The Defendants argue that Plaintiff failed to exhaust because the ARB denied the grievance on procedural grounds. The Court agrees that Plaintiff did not file his June 2012 grievance with the Grievance Office within the 60-day timeframe outlined in § 504.810(a), but Defendants' argument fails to take into account the reason for the delay: the counselor's failure to respond until after the 60-day deadline had expired. In addition, the Grievance Officer did not reject Plaintiff's June 2012 grievance on procedural grounds at the time it was filed, rather the Grievance Officer recommended a decision on the merits. "Where prison officials address an inmate's grievance on the merits without rejecting it on procedural grounds, the grievance has served its function of alerting the state and inviting corrective action, and [prison officials] cannot rely on the failure to exhaust defense." Maddox, 655 F.3d at 722 (citations omitted); see Riccardo v. Rausch, 375 F.3d 521, 524 (7th Cir. 2004) ("[W]hen a state treats a filing as timely and resolves it on the merits, the federal judiciary will not second-guess that action, for the grievance has served its function of alerting the state and inviting corrective action.").

While the ARB later rejected Plaintiff's grievance on timeliness grounds, the ARB's decision to do so ignores the fact that the discretion to decide an untimely filed grievance on the merits lies with the Grievance Officer. See 20 Ill. Admin. Code § 504.810(a) ("[I]f an offender can demonstrate that a grievance was not timely filed for good cause, the grievance shall be considered."). The only inference the Court may draw is that the Grievance Officer found good cause to exist by addressing the grievance on the merits, regardless of whether the Plaintiff specifically asked for discretionary review.
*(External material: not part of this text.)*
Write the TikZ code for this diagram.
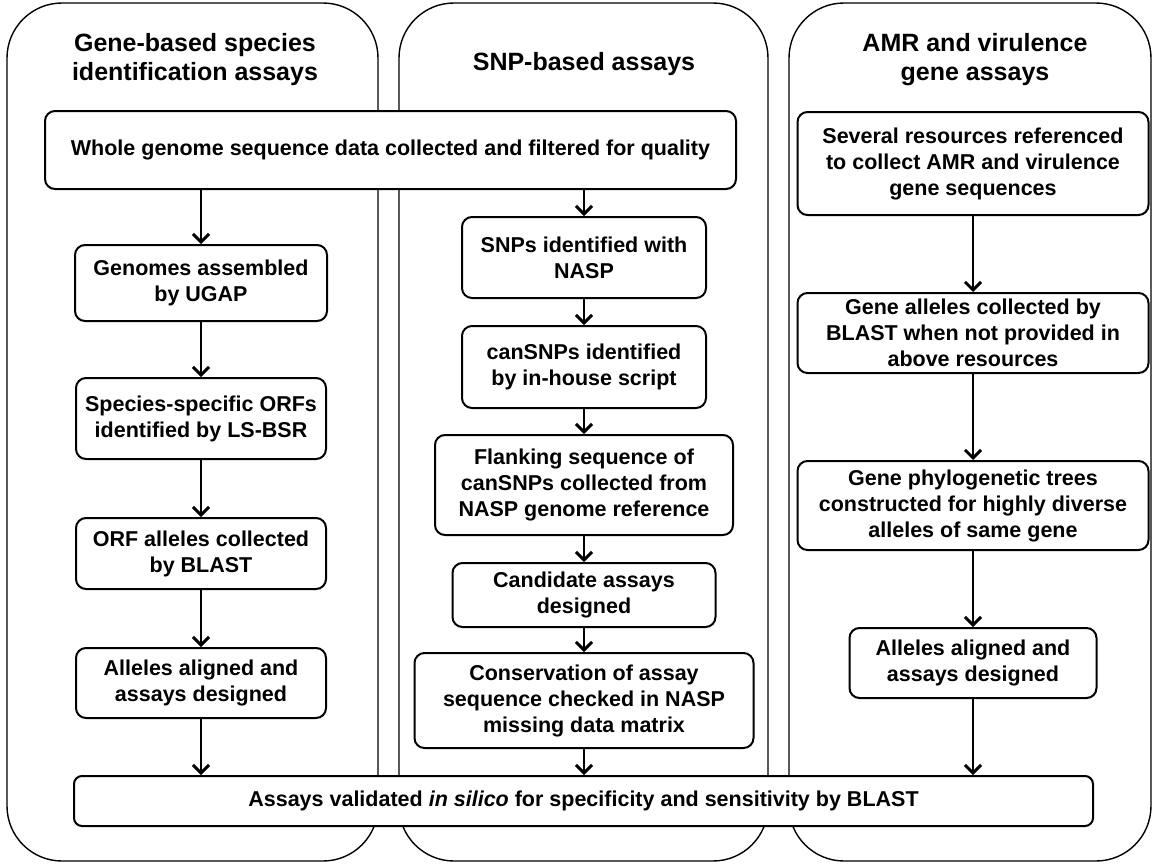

But for the counselor's delay, the Plaintiff would have satisfied the requirements of the administrative process. Plaintiff first attempted to resolve the issue informally with his counselor. See 20 ILL. ADMIN. CODE § 504.810(a). When Plaintiff was unable to do so, he filed a written grievance with the Grievance Officer. Id. After receiving the response from the CAO, Plaintiff appealed to the ARB within the 30-day timeframe. Id. § 504.850(a). The Defendants have not provided any evidence, through affidavit or otherwise, that explains why the counselor waited more than two months to respond to Plaintiff's grievance. Furthermore, the Defendants do not point to any Department Rule, administrative rule, or instructions Plaintiff was given regarding the proper procedure if the counselor did not respond. Nor do the Defendants identify any administrative rule that allows the ARB to overrule a discretionary action of the Grievance Officer where the rules clearly place such discretion solely within the Grievance Officer's authority. From the record presented, prison officials created the situation that caused Plaintiff's failure to exhaust, and where an inmate's failure to exhaust is through no fault of his own, the Court cannot say that Plaintiff failed to exhaust all available remedies. See Dole, 438 F.3d at 811.

The Defendants have failed to meet their burden with respect to the failure to exhaust administrative remedies, and have not presented any evidence to show that a disputed issue of material fact exists. Accordingly, Defendants' Motion for Summary Judgment for Failure to Exhaust Administrative Remedies is DENIED.


1) Defendants' Motion for Summary Judgment as to the Issue of Exhaustion [32] is DENIED. Discovery on the merits is no longer stayed. Discovery on the merits shall be completed by April 6, 2015. Dispositive motions shall be filed by May 4, 2015.
2) Plaintiff's Motion for Production of Documents [48] is DENIED. Pursuant to Local Rule 26.3(A), discovery requests are not to be filed with the Court. Plaintiff's Motion to Compel [49] is DENIED with leave to renew should Plaintiff not be able to obtain the requested discovery through the discovery process.